┌─ STORED DATA

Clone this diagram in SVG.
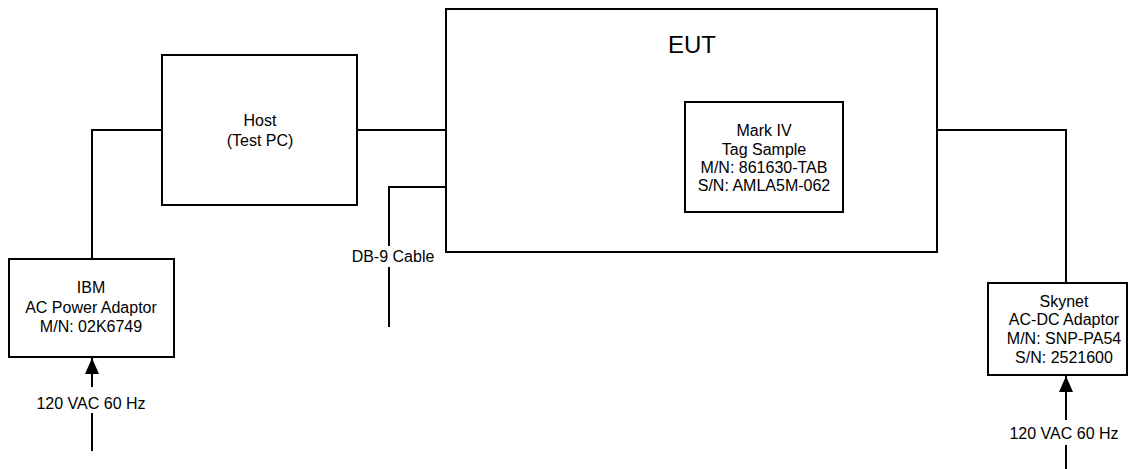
<svg xmlns="http://www.w3.org/2000/svg" width="1130" height="469" viewBox="0 0 1130 469">
<style>
.box{fill:#fff;stroke:#000;stroke-width:2}
.ln{fill:none;stroke:#000;stroke-width:2}
text{font-family:"Liberation Sans",Arial,sans-serif;font-size:16px;fill:#000;text-anchor:middle}
.big{font-size:24px}
</style>
<defs>
<marker id="arrB" markerWidth="16" markerHeight="14" refX="16" refY="7" orient="auto" markerUnits="userSpaceOnUse" viewBox="0 0 16 14">
<path d="M0,0 L16,7 L0,14 z" fill="#000"/>
</marker>
</defs>
<rect width="1130" height="469" fill="#fff"/>
<g id="connectors">
<polyline class="ln" points="162,130 92,130 92,259"/>
<line class="ln" x1="357" y1="130" x2="446" y2="130"/>
<polyline class="ln" points="446,187 389,187 389,246"/>
<line class="ln" x1="389" y1="267" x2="389" y2="327"/>
<polyline class="ln" points="937,130 1066,130 1066,283"/>
<line class="ln" x1="92" y1="451" x2="92" y2="413"/>
<line class="ln" x1="92" y1="387" x2="92" y2="358" marker-end="url(#arrB)"/>
<line class="ln" x1="1066" y1="469" x2="1066" y2="445"/>
<line class="ln" x1="1066" y1="420" x2="1066" y2="376" marker-end="url(#arrB)"/>
<text x="393" y="262">DB-9 Cable</text>
<text x="91" y="409">120 VAC 60 Hz</text>
<text x="1064" y="439">120 VAC 60 Hz</text>
</g>
<g id="host">
<rect class="box" x="162" y="55" width="195" height="150"/>
<text x="260" y="126">Host</text>
<text x="260" y="146">(Test PC)</text>
</g>
<g id="eut">
<rect class="box" x="446" y="9" width="491" height="243"/>
<text class="big" x="692" y="53">EUT</text>
</g>
<g id="markiv">
<rect class="box" x="685" y="102" width="158" height="110"/>
<text x="764" y="136">Mark IV</text>
<text x="764" y="155">Tag Sample</text>
<text x="764" y="173">M/N: 861630-TAB</text>
<text x="764" y="191">S/N: AMLA5M-062</text>
</g>
<g id="ibm">
<rect class="box" x="9" y="259" width="165" height="98"/>
<text x="91" y="293">IBM</text>
<text x="91" y="313">AC Power Adaptor</text>
<text x="91" y="332">M/N: 02K6749</text>
</g>
<g id="skynet">
<rect class="box" x="988" y="283" width="139" height="92"/>
<text x="1064" y="307">Skynet</text>
<text x="1064" y="325">AC-DC Adaptor</text>
<text x="1064" y="344">M/N: SNP-PA54</text>
<text x="1064" y="363">S/N: 2521600</text>
</g>
</svg>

└─

• [DO THIS]: Pictures are to be left out; repeat all the remaining data exactly.

• [OUTPUT]:
Clone this diagram in SVG.
<svg xmlns="http://www.w3.org/2000/svg" width="1130" height="469" viewBox="0 0 1130 469">
<style>
.box{fill:#fff;stroke:#000;stroke-width:2}
.ln{fill:none;stroke:#000;stroke-width:2}
text{font-family:"Liberation Sans",Arial,sans-serif;font-size:16px;fill:#000;text-anchor:middle}
.big{font-size:24px}
</style>
<defs>
<marker id="arrB" markerWidth="16" markerHeight="14" refX="16" refY="7" orient="auto" markerUnits="userSpaceOnUse" viewBox="0 0 16 14">
<path d="M0,0 L16,7 L0,14 z" fill="#000"/>
</marker>
</defs>
<rect width="1130" height="469" fill="#fff"/>
<g id="connectors">
<polyline class="ln" points="162,130 92,130 92,259"/>
<line class="ln" x1="357" y1="130" x2="446" y2="130"/>
<polyline class="ln" points="446,187 389,187 389,246"/>
<line class="ln" x1="389" y1="267" x2="389" y2="327"/>
<polyline class="ln" points="937,130 1066,130 1066,283"/>
<line class="ln" x1="92" y1="451" x2="92" y2="413"/>
<line class="ln" x1="92" y1="387" x2="92" y2="358" marker-end="url(#arrB)"/>
<line class="ln" x1="1066" y1="469" x2="1066" y2="445"/>
<line class="ln" x1="1066" y1="420" x2="1066" y2="376" marker-end="url(#arrB)"/>
<text x="393" y="262">DB-9 Cable</text>
<text x="91" y="409">120 VAC 60 Hz</text>
<text x="1064" y="439">120 VAC 60 Hz</text>
</g>
<g id="host">
<rect class="box" x="162" y="55" width="195" height="150"/>
<text x="260" y="126">Host</text>
<text x="260" y="146">(Test PC)</text>
</g>
<g id="eut">
<rect class="box" x="446" y="9" width="491" height="243"/>
<text class="big" x="692" y="53">EUT</text>
</g>
<g id="markiv">
<rect class="box" x="685" y="102" width="158" height="110"/>
<text x="764" y="136">Mark IV</text>
<text x="764" y="155">Tag Sample</text>
<text x="764" y="173">M/N: 861630-TAB</text>
<text x="764" y="191">S/N: AMLA5M-062</text>
</g>
<g id="ibm">
<rect class="box" x="9" y="259" width="165" height="98"/>
<text x="91" y="293">IBM</text>
<text x="91" y="313">AC Power Adaptor</text>
<text x="91" y="332">M/N: 02K6749</text>
</g>
<g id="skynet">
<rect class="box" x="988" y="283" width="139" height="92"/>
<text x="1064" y="307">Skynet</text>
<text x="1064" y="325">AC-DC Adaptor</text>
<text x="1064" y="344">M/N: SNP-PA54</text>
<text x="1064" y="363">S/N: 2521600</text>
</g>
</svg>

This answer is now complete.